# [Task statement]
Extract the lines from the start through the line that holds "m2_y = [pos[v] - 0.25 for v in m2_vars]", both included, omitting all images.

-------- Listed entries

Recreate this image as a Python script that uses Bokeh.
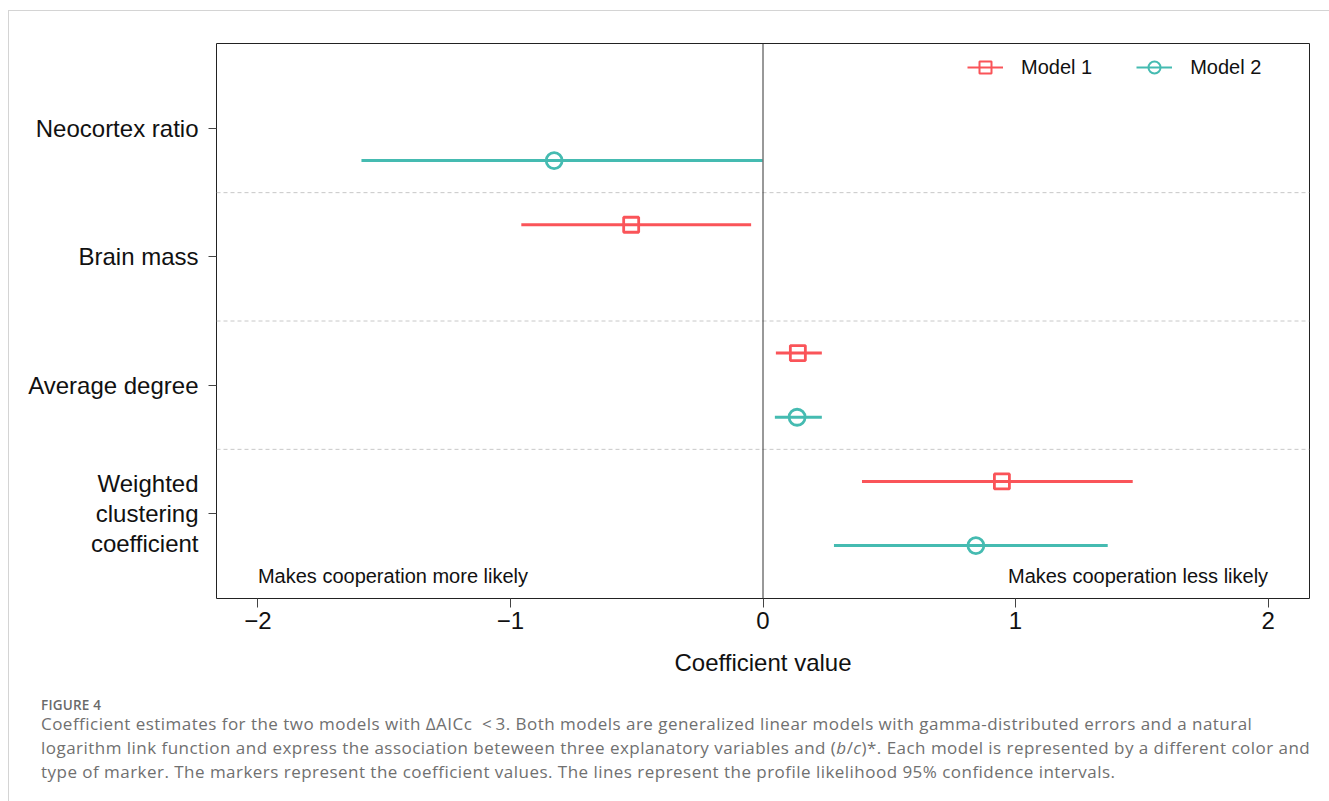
import numpy as np
from bokeh.plotting import figure
from bokeh.models import (FixedTicker, Span, Label, Legend, LegendItem, Range1d, Div)
from bokeh.layouts import column
from bokeh.embed import file_html
from bokeh.resources import INLINE

# ---------------- data ----------------
variables = ["Neocortex ratio", "Brain mass", "Average degree",
             "Weighted\nclustering\ncoefficient"]
var_pos = [4, 3, 2, 1]

m1_vars = ["Brain mass", "Average degree", "Weighted\nclustering\ncoefficient"]
m1_est = [-0.522, 0.138, 0.946]
m1_lo = [-0.957, 0.051, 0.392]
m1_hi = [-0.047, 0.233, 1.464]

m2_vars = ["Neocortex ratio", "Average degree", "Weighted\nclustering\ncoefficient"]
m2_est = [-0.827, 0.135, 0.843]
m2_lo = [-1.590, 0.047, 0.281]
m2_hi = [-0.002, 0.233, 1.365]

x_ticks = [-2, -1, 0, 1, 2]
x_tick_labels = ["\u22122", "\u22121", "0", "1", "2"]

RED = "#FA5459"
TEAL = "#45BBB1"
FONT = "Liberation Sans"

pos = dict(zip(variables, var_pos))
m1_y = [pos[v] + 0.25 for v in m1_vars]
m2_y = [pos[v] - 0.25 for v in m2_vars]

p = figure(width=1321, height=678, output_backend="svg", toolbar_location=None,
           x_range=Range1d(-2.164, 2.164), y_range=Range1d(0.338, 4.662),
           min_border_left=207, min_border_right=21, min_border_top=32,
           min_border_bottom=91)
p.grid.visible = False
p.outline_line_color = "#222222"
p.outline_line_width = 1
p.background_fill_color = "white"
p.border_fill_color = "white"

# separators and zero line
for yy in [1.5, 2.5, 3.5]:
    p.add_layout(Span(location=yy, dimension="width", line_color="#c8c8c8",
                      line_dash="4 3", line_width=1))
p.add_layout(Span(location=0, dimension="height", line_color="#333333", line_width=1))

# CIs and estimates
p.segment(x0=m1_lo, y0=m1_y, x1=m1_hi, y1=m1_y, line_color=RED, line_width=3)
p.scatter(x=m1_est, y=m1_y, marker="square", size=15, fill_color=None,
          line_color=RED, line_width=2.8)
p.segment(x0=m2_lo, y0=m2_y, x1=m2_hi, y1=m2_y, line_color=TEAL, line_width=3)
p.scatter(x=m2_est, y=m2_y, marker="circle", size=16, fill_color=None,
          line_color=TEAL, line_width=2.8)

# legend dummies (NaN data: nothing drawn in the plot)
nan = np.array([np.nan])
l1 = p.line(x=nan, y=nan, line_color=RED, line_width=2)
s1 = p.scatter(x=nan, y=nan, marker="square", fill_color=None, line_color=RED, line_width=2)
l2 = p.line(x=nan, y=nan, line_color=TEAL, line_width=2)
s2 = p.scatter(x=nan, y=nan, marker="circle", fill_color=None, line_color=TEAL, line_width=2)
legend = Legend(items=[LegendItem(label="Model 1", renderers=[l1, s1]),
                       LegendItem(label="Model 2", renderers=[l2, s2])],
                orientation="horizontal", location=(751, 516),
                glyph_width=36, glyph_height=30, label_standoff=18, spacing=44,
                padding=0, margin=0, border_line_color=None,
                background_fill_alpha=0,
                label_text_font=FONT, label_text_font_size="20px",
                label_text_color="#111111")
p.add_layout(legend)

# axes
xa = p.xaxis[0]
xa.ticker = FixedTicker(ticks=x_ticks)
xa.major_label_overrides = dict(zip(x_ticks, x_tick_labels))
xa.axis_line_color = None
xa.major_tick_in = 0
xa.major_tick_out = 9
xa.major_tick_line_color = "#444444"
xa.minor_tick_line_color = None
xa.major_label_text_font = FONT
xa.major_label_text_font_size = "24px"
xa.major_label_text_color = "#111111"
xa.major_label_standoff = 4
xa.axis_label = "Coefficient value"
xa.axis_label_text_font = FONT
xa.axis_label_text_font_size = "24px"
xa.axis_label_text_font_style = "normal"
xa.axis_label_text_color = "#111111"
xa.axis_label_standoff = 17

ya = p.yaxis[0]
ya.ticker = FixedTicker(ticks=var_pos)
ya.major_label_overrides = dict(zip(var_pos, variables))
ya.axis_line_color = None
ya.major_tick_in = 0
ya.major_tick_out = 8
ya.major_tick_line_color = "#444444"
ya.minor_tick_line_color = None
ya.major_label_text_font = FONT
ya.major_label_text_font_size = "24px"
ya.major_label_text_color = "#111111"
ya.major_label_text_line_height = 1.12
ya.major_label_standoff = 10
ya.major_label_orientation = "horizontal"

# annotations
p.add_layout(Label(x=-2, y=0.51, text="Makes cooperation more likely",
                   text_font=FONT, text_font_size="20px", text_color="#111111",
                   text_align="left", text_baseline="middle"))
p.add_layout(Label(x=2, y=0.51, text="Makes cooperation less likely",
                   text_font=FONT, text_font_size="20px", text_color="#111111",
                   text_align="right", text_baseline="middle"))

caption_html = (
    '<div style="font-family:\'Open Sans\',sans-serif;color:#707070;white-space:nowrap;'
    'padding-left:27px;padding-top:3px;">'
    '<div style="font-size:13.5px;line-height:16px;font-weight:600;color:#6a6a6a;letter-spacing:0.2px;">FIGURE 4</div>'
    '<div style="font-size:17px;line-height:24px;margin-top:-1px;letter-spacing:0.47px;">'
    'Coefficient estimates for the two models with \u0394AICc &nbsp;&lt;&#8201;3. Both models are generalized linear models with gamma-distributed errors and a natural<br>'
    'logarithm link function and express the association beteween three explanatory variables and (<i>b</i>/<i>c</i>)*. Each model is represented by a different color and<br>'
    'type of marker. The markers represent the coefficient values. The lines represent the profile likelihood 95% confidence intervals.'
    '</div></div>'
)
cap = Div(text=caption_html, width=1321, height=112)

layout = column(p, cap, margin=(10, 0, 0, 8),
                styles={"border-left": "1px solid #d4d4d4", "border-top": "1px solid #d4d4d4"})

open("out.html", "w").write(file_html(layout, INLINE))
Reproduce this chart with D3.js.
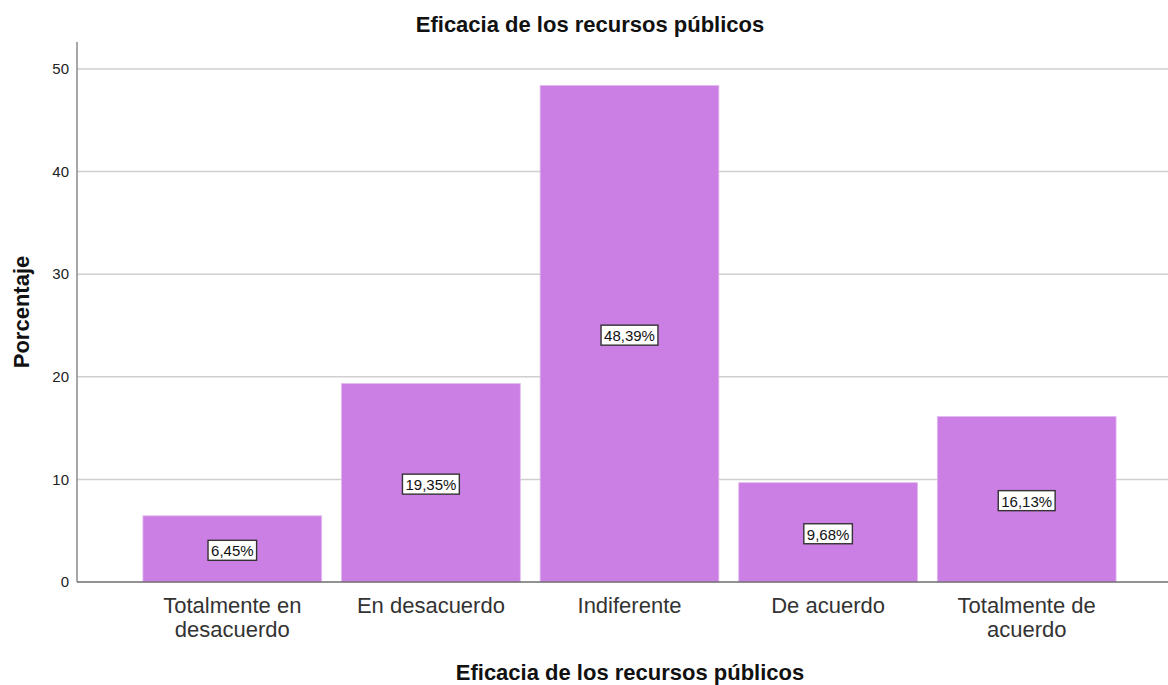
<!DOCTYPE html>
<html><head><meta charset="utf-8">
<script src="https://cdn.jsdelivr.net/npm/d3@7"></script>
<style>body{margin:0;background:#fff;} svg{display:block;font-family:"Liberation Sans",Arial,sans-serif;}</style>
</head><body>
<svg id="c" width="1168" height="685"></svg>
<script>
const categories = [["Totalmente en","desacuerdo"],["En desacuerdo"],["Indiferente"],["De acuerdo"],["Totalmente de","acuerdo"]];
const values = [6.45, 19.35, 48.39, 9.68, 16.13];
const valueLabels = ["6,45%","19,35%","48,39%","9,68%","16,13%"];
const yTicks = [0,10,20,30,40,50];
const title = "Eficacia de los recursos públicos";
const xTitle = "Eficacia de los recursos públicos";
const yTitle = "Porcentaje";

const svg = d3.select("#c");
const axisX = 77, plotTop = 42, plotBottom = 582, plotRight = 1168;
const y = d3.scaleLinear().domain([0,50]).range([plotBottom, 69]);
const x = d3.scaleBand().domain(d3.range(values.length)).range([133, 1126]).paddingInner(0.1).paddingOuter(0.05);

// gridlines
svg.append("g").selectAll("line").data(yTicks.filter(d=>d>0)).join("line")
  .attr("x1", axisX).attr("x2", plotRight).attr("y1", d=>y(d)).attr("y2", d=>y(d))
  .attr("stroke", "#cfcfcf").attr("stroke-width", 1.5);

// bars
svg.append("g").selectAll("rect").data(values).join("rect")
  .attr("x", (d,i)=>x(i)).attr("width", x.bandwidth())
  .attr("y", d=>y(d)).attr("height", d=>plotBottom - y(d))
  .attr("fill", "#cb7fe4").attr("stroke", "#e3b8f0").attr("stroke-width", 0.8);

// axes lines
svg.append("line").attr("x1", axisX).attr("x2", axisX).attr("y1", plotTop).attr("y2", plotBottom)
  .attr("stroke", "#8a8a8a").attr("stroke-width", 1.5);
svg.append("line").attr("x1", axisX).attr("x2", plotRight).attr("y1", plotBottom).attr("y2", plotBottom)
  .attr("stroke", "#6e6e6e").attr("stroke-width", 1.5);

// y tick labels
svg.append("g").selectAll("text").data(yTicks).join("text")
  .attr("x", axisX - 8).attr("y", d=>y(d)).attr("dy", "0.35em")
  .attr("text-anchor", "end").attr("font-size", 15).attr("fill", "#222")
  .text(d=>d);

// value labels
const lab = svg.append("g").selectAll("g").data(values).join("g")
  .attr("transform", (d,i)=>`translate(${x(i)+x.bandwidth()/2},${(y(d)+plotBottom)/2 + 2})`);
lab.append("text").attr("text-anchor","middle").attr("dy","0.36em")
  .attr("font-size", 15).attr("fill", "#111").text((d,i)=>valueLabels[i])
  .each(function(){
    const b = this.getBBox();
    d3.select(this.parentNode).insert("rect","text")
      .attr("x", b.x-3).attr("y", b.y-2).attr("width", b.width+6).attr("height", b.height+3)
      .attr("fill","#fff").attr("stroke","#333").attr("stroke-width",1.4);
  });

// x category labels
const xl = svg.append("g").selectAll("text").data(categories).join("text")
  .attr("text-anchor","middle").attr("font-size", 22).attr("fill", "#333")
  .attr("transform", (d,i)=>`translate(${x(i)+x.bandwidth()/2},613)`);
xl.selectAll("tspan").data(d=>d).join("tspan")
  .attr("x", 0).attr("dy", (d,j)=>j===0?0:24).text(d=>d);

// titles
svg.append("text").attr("x", 590).attr("y", 32).attr("text-anchor","middle")
  .attr("font-size", 22).attr("font-weight","bold").attr("fill","#111").text(title);
svg.append("text").attr("x", 630).attr("y", 680).attr("text-anchor","middle")
  .attr("font-size", 22).attr("font-weight","bold").attr("fill","#111").text(xTitle);
svg.append("text").attr("transform","translate(29,312) rotate(-90)").attr("text-anchor","middle")
  .attr("font-size", 22).attr("font-weight","bold").attr("fill","#111").text(yTitle);
</script>
</body></html>
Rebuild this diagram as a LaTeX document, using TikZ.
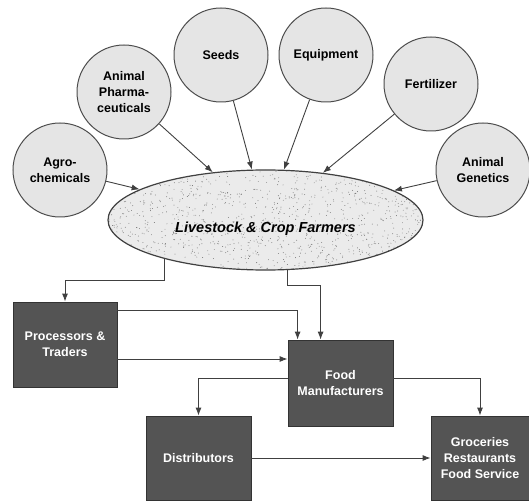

----------------

# [The response]
Recreate this image as a Python script that uses Bokeh.
import numpy as np
from bokeh.plotting import figure
from bokeh.models import (FixedTicker, Span, Label, Legend, LegendItem, Range1d, Div)
from bokeh.layouts import column
from bokeh.embed import file_html
from bokeh.resources import INLINE

# ---------------- data ----------------
variables = ["Neocortex ratio", "Brain mass", "Average degree",
             "Weighted\nclustering\ncoefficient"]
var_pos = [4, 3, 2, 1]

m1_vars = ["Brain mass", "Average degree", "Weighted\nclustering\ncoefficient"]
m1_est = [-0.522, 0.138, 0.946]
m1_lo = [-0.957, 0.051, 0.392]
m1_hi = [-0.047, 0.233, 1.464]

m2_vars = ["Neocortex ratio", "Average degree", "Weighted\nclustering\ncoefficient"]
m2_est = [-0.827, 0.135, 0.843]
m2_lo = [-1.590, 0.047, 0.281]
m2_hi = [-0.002, 0.233, 1.365]

x_ticks = [-2, -1, 0, 1, 2]
x_tick_labels = ["\u22122", "\u22121", "0", "1", "2"]

RED = "#FA5459"
TEAL = "#45BBB1"
FONT = "Liberation Sans"

pos = dict(zip(variables, var_pos))
m1_y = [pos[v] + 0.25 for v in m1_vars]
m2_y = [pos[v] - 0.25 for v in m2_vars]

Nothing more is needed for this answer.